Воюя с теориями социал-радикалов и славянофилов, он воюет со своим искусом редукции сложных тем. Замышляя роман, он хотел воплотить идеал, зная трудность задачи. В ходе же реализации приходило сознание ее сложности, незрелости своей позиции. Герой выходил нравственно обаятельным, поэтически убедительным, но неоднозначным, далековатым то ли от искомого идеала, то ли от жизни. С утверждением позиции, прояснением идеала, уточнялся замысел.

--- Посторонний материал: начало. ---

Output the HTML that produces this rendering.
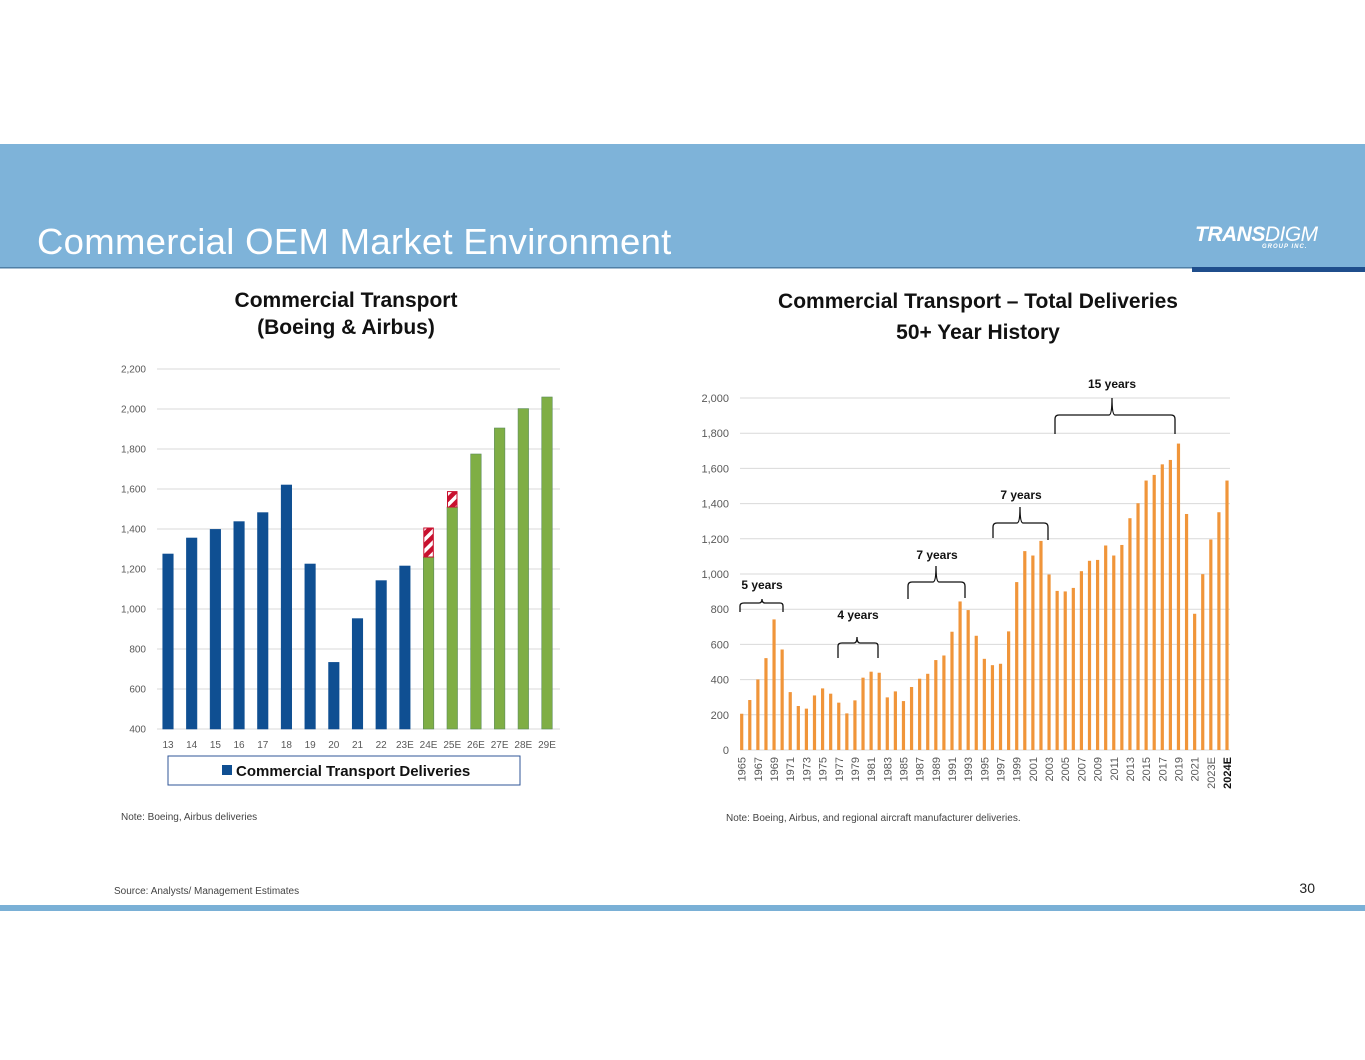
<!DOCTYPE html>
<html><head><meta charset="utf-8"><style>
body{margin:0;width:1365px;height:1055px;overflow:hidden;background:#fff;font-family:"Liberation Sans",sans-serif}
svg text{font-family:"Liberation Sans",sans-serif}
</style></head><body>
<svg id="s" width="1365" height="1055" xmlns="http://www.w3.org/2000/svg">
<defs>
<pattern id="hatch" patternUnits="userSpaceOnUse" width="8" height="8" patternTransform="rotate(-45)">
<rect width="8" height="8" fill="#c8102e"/><rect width="8" height="3.5" fill="#fff"/>
</pattern>
</defs>
<rect x="0" y="144" width="1365" height="123" fill="#7eb3d9"/>
<rect x="0" y="267" width="1365" height="1.5" fill="#4f7fa6"/>
<rect x="1192" y="267" width="173" height="5" fill="#1f4e8c"/>
<text x="37" y="254" font-size="36.5" fill="#fff" letter-spacing="0.3">Commercial OEM Market Environment</text>
<text x="1195" y="241" font-size="21" fill="#fff" font-style="italic" font-weight="bold" letter-spacing="-0.5">TRANS<tspan font-weight="normal">DIGM</tspan></text>
<text x="1262" y="248" font-size="6" fill="#fff" font-style="italic" font-weight="bold" letter-spacing="1">GROUP INC.</text>

<text x="346" y="307" font-size="21" font-weight="bold" text-anchor="middle" fill="#111">Commercial Transport</text>
<text x="346" y="334" font-size="21" font-weight="bold" text-anchor="middle" fill="#111">(Boeing &amp; Airbus)</text>
<text x="978" y="308" font-size="21" font-weight="bold" text-anchor="middle" fill="#111">Commercial Transport – Total Deliveries</text>
<text x="978" y="339" font-size="21" font-weight="bold" text-anchor="middle" fill="#111">50+ Year History</text>

<g id="left"></g>
<g id="right"></g>

<rect x="168" y="756" width="352" height="29" fill="#fff" stroke="#2f5597" stroke-width="1"/>
<rect x="222" y="765" width="10" height="10" fill="#0f4f92"/>
<text x="236" y="776" font-size="15" font-weight="bold" fill="#111">Commercial Transport Deliveries</text>

<text x="121" y="820" font-size="10" fill="#444">Note:  Boeing, Airbus deliveries</text>
<text x="726" y="821" font-size="10" fill="#444">Note:  Boeing, Airbus, and regional aircraft manufacturer deliveries.</text>
<text x="114" y="894" font-size="10" fill="#444">Source:  Analysts/ Management Estimates</text>
<text x="1315" y="893" font-size="14" fill="#222" text-anchor="end">30</text>
<rect x="0" y="905" width="1365" height="6" fill="#7ab0d6"/>

<g fill="none" stroke="#111" stroke-width="1.3">
<path d="M740,612 V606 Q740,603 744,603 H759 Q762,603 762,599 Q762,603 765,603 H780 Q783,603 783,606 V612"/>
<path d="M838,658 V646 Q838,643 842,643 H854 Q857,643 857,637 Q857,643 860,643 H875 Q878,643 878,646 V658"/>
<path d="M908,599 V586 Q908,582 912,582 H933 Q936,582 936,566 Q936,582 939,582 H961 Q965,582 965,586 V598"/>
<path d="M993,538 V527 Q993,523 997,523 H1017 Q1020,523 1020,507 Q1020,523 1023,523 H1044 Q1048,523 1048,527 V540"/>
<path d="M1055,434 V419 Q1055,415 1059,415 H1109 Q1112,415 1112,398 Q1112,415 1115,415 H1171 Q1175,415 1175,419 V434"/>
</g>
<g font-size="12" font-weight="bold" fill="#111" text-anchor="middle">
<text x="762" y="589">5 years</text>
<text x="858" y="619">4 years</text>
<text x="937" y="559">7 years</text>
<text x="1021" y="499">7 years</text>
<text x="1112" y="388">15 years</text>
</g>
</svg>
<script>
// Left chart data
const leftCats = ["13","14","15","16","17","18","19","20","21","22","23E","24E","25E","26E","27E","28E","29E"];
const leftBase = [1275,1355,1398,1437,1482,1620,1225,733,952,1142,1215,1260,1510,1775,1905,2002,2060];
const leftHatchTop = [0,0,0,0,0,0,0,0,0,0,0,1405,1587,0,0,0,0];
const leftForecast = [0,0,0,0,0,0,0,0,0,0,0,1,1,1,1,1,1];
const leftTicks = [400,600,800,1000,1200,1400,1600,1800,2000,2200];

// Right chart data
const rightCats = ["1965","1966","1967","1968","1969","1970","1971","1972","1973","1974","1975","1976","1977","1978","1979","1980","1981","1982","1983","1984","1985","1986","1987","1988","1989","1990","1991","1992","1993","1994","1995","1996","1997","1998","1999","2000","2001","2002","2003","2004","2005","2006","2007","2008","2009","2010","2011","2012","2013","2014","2015","2016","2017","2018","2019","2020","2021","2022","2023E","2024","2024E"];
const rightLabels = ["1965","","1967","","1969","","1971","","1973","","1975","","1977","","1979","","1981","","1983","","1985","","1987","","1989","","1991","","1993","","1995","","1997","","1999","","2001","","2003","","2005","","2007","","2009","","2011","","2013","","2015","","2017","","2019","","2021","","2023E","","2024E"];
const rightVals = [206,284,401,522,742,571,329,250,235,310,350,320,269,208,282,411,445,439,299,333,278,358,405,433,511,537,672,844,795,649,518,482,490,674,954,1130,1105,1188,997,904,901,921,1016,1075,1080,1162,1105,1165,1317,1402,1531,1563,1623,1648,1741,1341,774,999,1196,1351,1531];
const rightTicks = [0,200,400,600,800,1000,1200,1400,1600,1800,2000];

const NS="http://www.w3.org/2000/svg";
function mk(tag,attrs,parent){const e=document.createElementNS(NS,tag);for(const k in attrs)e.setAttribute(k,attrs[k]);parent.appendChild(e);return e;}

const L={x0:157,x1:560,y0:729,y1:369,min:400,max:2200};
const ly=v=>L.y0-(v-L.min)/(L.max-L.min)*(L.y0-L.y1);
const lx=i=>168+i*(547-168)/(leftCats.length-1);
const lg=document.getElementById('left');
leftTicks.forEach(t=>{
  const g=mk('line',{x1:L.x0,x2:L.x1,y1:ly(t),y2:ly(t),stroke:'#d9d9d9','stroke-width':1},lg);
  
  
  const tx=mk('text',{x:146,y:ly(t)+3.5,'font-size':10,fill:'#595959','text-anchor':'end'},lg);
  tx.textContent=t.toLocaleString('en-US');
  
  
});
leftCats.forEach((c,i)=>{
  const w=10.5,x=lx(i)-w/2;
  const b=mk('rect',{x:x,y:ly(leftBase[i]),width:w,height:L.y0-ly(leftBase[i]),fill:leftForecast[i]?'#7fae45':'#0f4f92',stroke:leftForecast[i]?'#5a8a5a':'#0f4f92','stroke-width':0.6},lg);
  
  
  if(leftHatchTop[i]){
    const h=mk('rect',{x:x+0.5,y:ly(leftHatchTop[i]),width:w-1,height:ly(leftBase[i])-ly(leftHatchTop[i]),fill:'url(#hatch)',stroke:'#c8102e','stroke-width':1},lg);
    
    
  }
  const t=mk('text',{x:lx(i),y:748,'font-size':10,fill:'#595959','text-anchor':'middle'},lg);
  t.textContent=c;
  
  
});

const R={x0:740,x1:1230,y0:750,y1:398,min:0,max:2000};
const ry=v=>R.y0-(v-R.min)/(R.max-R.min)*(R.y0-R.y1);
const rx=i=>741.7+i*(1227-741.7)/(rightCats.length-1);
const rg=document.getElementById('right');
rightTicks.forEach(t=>{
  const g=mk('line',{x1:R.x0,x2:R.x1,y1:ry(t),y2:ry(t),stroke:'#d9d9d9','stroke-width':1},rg);
  
  
  const tx=mk('text',{x:729,y:ry(t)+4,'font-size':11,fill:'#595959','text-anchor':'end'},rg);
  tx.textContent=t.toLocaleString('en-US');
  
  
});
rightCats.forEach((c,i)=>{
  const b=mk('rect',{x:rx(i)-1.6,y:ry(rightVals[i]),width:3.2,height:R.y0-ry(rightVals[i]),fill:'#f0953a'},rg);
  
  
  if(rightLabels[i]){
    const bold=rightLabels[i]==='2024E';
    const t=mk('text',{x:0,y:0,'font-size':11,fill:bold?'#111':'#595959','font-weight':bold?'bold':'normal','text-anchor':'end',transform:`translate(${rx(i)+4},757) rotate(-90)`},rg);
    t.textContent=rightLabels[i];
    
    
  }
});
</script>
</body></html>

Это характерно для творчества, для Достоевского особенно. В итоге получилось прощание с идеалом, не его утрата, а его прояснение, прощание с прежним в себе, с иллюзией профетизма. Так, пояснение истины (по Пастернаку) и случилось.
И закономерный итог этого: не провал замысла, а обретение новой ясности в несостоявшемся, но поучительном примере, образце не в подражание, а в поучение. Шедевр часто и возникает, случается как прощание с прошлым, обретшим завершенные формы. Былое разбилось, как китайская ваза, оборвалось, подобно мучительно прекрасной жизни обреченной на гибель Настасьи Филипповны.
Кто ее оборвал – Рогожин, Мышкин, рок? Но они – лишь орудия в руках Настасьи Филипповны с ее стихийно гибельными порывами к идеалу, красоте, искупительной жертве. Так автор, прощаясь с собой, реализованным замыслом, жертвует своим героем. Воистину, всякий талант «жесток». Финальная идиллия, как в «Метели», «Барышне-крестьянке», отчасти «Капитанской дочке», обычно умышленна, оплачена и оплакана, выстрадана загодя, т.е. без переплаты.
В аскезе в миру (Алеша и Мышкин) и в смерти проглядывает параллель с Алексеем Хомяковым (чуждым всякой мистике; и Алеша «не мистик» по утверждению рассказчика, но в «Кане» он прозревает Царствие Божие) и архимандритом Феодором Бухаревым, с социальным послушанием, близким Западу (где мистика прельстительна, рациональна и сентиментальна; так аскеза В. Соловьева пропитана воображением «мутных ликов»).